Other automakers have pulled back on hybrid models to concentrate fully on full-electric vehicles. That's a choice, but it's not the only one. Toyota's in-the-meantime approach seeks steady and substantial carbon dioxide reductions every year until the recharging infrastructure and costs of BEVs make them an attractive, affordable choice for all consumers everywhere.
Consider this: The average U.S. commute is 16 miles each way. If you use your vehicle mostly to commute, a plug-in hybrid would be powered by electricity most of the time. If you purchase a typically more expensive full-electric vehicle with 200 or 300 miles in range, and you don't drive that much on a regular basis, you end up using up the energy of the costly battery system by carrying the dead weight of the extra battery mass.
Not only do the unused battery cells cost a lot, but their manufacturing process creates greenhouse gases.

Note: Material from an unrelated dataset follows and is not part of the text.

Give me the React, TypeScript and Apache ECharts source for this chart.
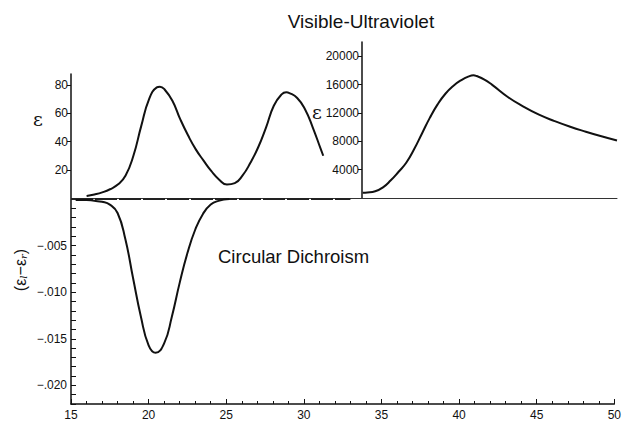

Raw materials need to be extracted for batteries, and some of the elements, such as lithium and cobalt, are in limited supply. And don't forget, there needs to be a dramatic shift in manufacturing if hundreds of millions of BEVs are going to be sold.
Given the current infrastructure, battery-electrics work best today for people who own suburban houses with garages, so weather-protected chargers can be installed. That way, these vehicle owners can do most of their charging at home. However, installing a faster charging option can cost between $1,000 and $2,500, on top of the cost of the car. Charging electric vehicles is still inconvenient for many, including people who live in cities and apartment buildings, or places where they need to park on the street, or in rural areas.
Even the best BEVs on the road today with driving ranges of 200 miles or more require compromises from consumers who go on road trips. Drivers must find places to charge every few hours. Chargers are not nearly as plentiful as gas stations, so careful planning is needed. Rather than filling the tank in five minutes or less, an electric vehicle can take 30 to 45 minutes to add enough range to proceed — assuming there's no line of battery-electrics waiting to charge. Also, charging times and costs can vary widely depending on factors outside a vehicle owner's control —such as the time of day, other loads on the local electrical grid and whether the charger next to you is being used. Given these variables, consumers can be shocked at the bills from on-the-road chargers, which can far exceed what they're used to paying to fill up with gasoline.
These are not insurmountable challenges, and Toyota shouldn't be seen as anti-BEVs. Instead, these are the problems we must solve for all consumers as we bridge an entire national transportation system to the next type of propulsion. As an industry, we need to work together with the government to address concerns that are holding consumers back from buying EVs.
Toyota and the industry will be part of the solution by providing these choices. We encourage policymakers to write regulations and laws that encourage consumers to consider all kinds of environmentally friendly, carbon-reducing vehicles that best meet their needs so we can move even faster toward a carbon-neutral society for all.